SUPPLIED DATA>
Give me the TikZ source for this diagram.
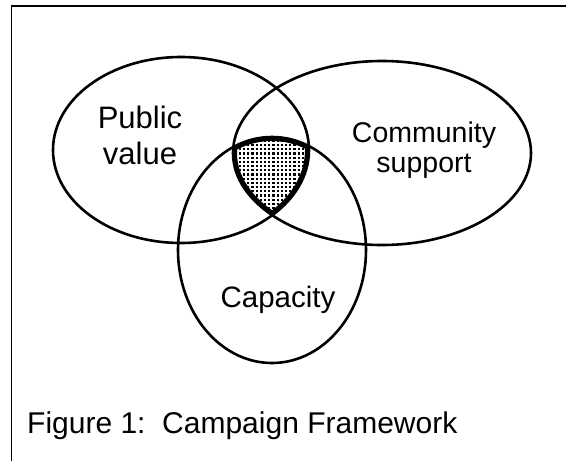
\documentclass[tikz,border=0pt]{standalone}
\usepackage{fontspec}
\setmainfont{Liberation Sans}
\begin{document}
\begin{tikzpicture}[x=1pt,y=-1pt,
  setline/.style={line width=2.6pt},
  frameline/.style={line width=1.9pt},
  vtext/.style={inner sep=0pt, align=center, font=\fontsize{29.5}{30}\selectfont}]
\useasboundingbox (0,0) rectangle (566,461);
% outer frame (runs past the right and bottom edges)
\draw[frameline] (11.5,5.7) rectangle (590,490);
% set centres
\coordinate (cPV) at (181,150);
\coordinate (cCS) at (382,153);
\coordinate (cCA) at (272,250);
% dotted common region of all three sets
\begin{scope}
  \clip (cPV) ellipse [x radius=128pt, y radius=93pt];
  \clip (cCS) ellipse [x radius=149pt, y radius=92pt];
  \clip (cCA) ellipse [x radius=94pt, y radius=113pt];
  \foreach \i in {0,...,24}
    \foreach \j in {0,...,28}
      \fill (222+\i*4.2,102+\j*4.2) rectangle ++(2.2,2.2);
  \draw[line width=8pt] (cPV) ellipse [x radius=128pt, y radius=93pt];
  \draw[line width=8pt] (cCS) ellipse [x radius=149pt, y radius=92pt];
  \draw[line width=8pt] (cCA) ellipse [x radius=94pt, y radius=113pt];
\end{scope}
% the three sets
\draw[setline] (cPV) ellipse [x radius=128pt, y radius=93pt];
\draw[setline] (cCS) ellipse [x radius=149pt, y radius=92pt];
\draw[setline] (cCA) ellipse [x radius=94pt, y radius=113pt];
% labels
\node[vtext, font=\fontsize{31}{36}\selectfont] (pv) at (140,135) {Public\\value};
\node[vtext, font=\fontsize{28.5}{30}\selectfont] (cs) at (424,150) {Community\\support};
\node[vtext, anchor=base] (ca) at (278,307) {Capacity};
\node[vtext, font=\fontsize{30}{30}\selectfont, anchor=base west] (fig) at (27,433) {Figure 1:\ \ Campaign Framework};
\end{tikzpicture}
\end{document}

EXERCISE DESCRIPTION>
Leave out the pictures and transcribe everything else exactly.

WRITTEN RESPONSE>
Give me the TikZ source for this diagram.
\documentclass[tikz,border=0pt]{standalone}
\usepackage{fontspec}
\setmainfont{Liberation Sans}
\begin{document}
\begin{tikzpicture}[x=1pt,y=-1pt,
  setline/.style={line width=2.6pt},
  frameline/.style={line width=1.9pt},
  vtext/.style={inner sep=0pt, align=center, font=\fontsize{29.5}{30}\selectfont}]
\useasboundingbox (0,0) rectangle (566,461);
% outer frame (runs past the right and bottom edges)
\draw[frameline] (11.5,5.7) rectangle (590,490);
% set centres
\coordinate (cPV) at (181,150);
\coordinate (cCS) at (382,153);
\coordinate (cCA) at (272,250);
% dotted common region of all three sets
\begin{scope}
  \clip (cPV) ellipse [x radius=128pt, y radius=93pt];
  \clip (cCS) ellipse [x radius=149pt, y radius=92pt];
  \clip (cCA) ellipse [x radius=94pt, y radius=113pt];
  \foreach \i in {0,...,24}
    \foreach \j in {0,...,28}
      \fill (222+\i*4.2,102+\j*4.2) rectangle ++(2.2,2.2);
  \draw[line width=8pt] (cPV) ellipse [x radius=128pt, y radius=93pt];
  \draw[line width=8pt] (cCS) ellipse [x radius=149pt, y radius=92pt];
  \draw[line width=8pt] (cCA) ellipse [x radius=94pt, y radius=113pt];
\end{scope}
% the three sets
\draw[setline] (cPV) ellipse [x radius=128pt, y radius=93pt];
\draw[setline] (cCS) ellipse [x radius=149pt, y radius=92pt];
\draw[setline] (cCA) ellipse [x radius=94pt, y radius=113pt];
% labels
\node[vtext, font=\fontsize{31}{36}\selectfont] (pv) at (140,135) {Public\\value};
\node[vtext, font=\fontsize{28.5}{30}\selectfont] (cs) at (424,150) {Community\\support};
\node[vtext, anchor=base] (ca) at (278,307) {Capacity};
\node[vtext, font=\fontsize{30}{30}\selectfont, anchor=base west] (fig) at (27,433) {Figure 1:\ \ Campaign Framework};
\end{tikzpicture}
\end{document}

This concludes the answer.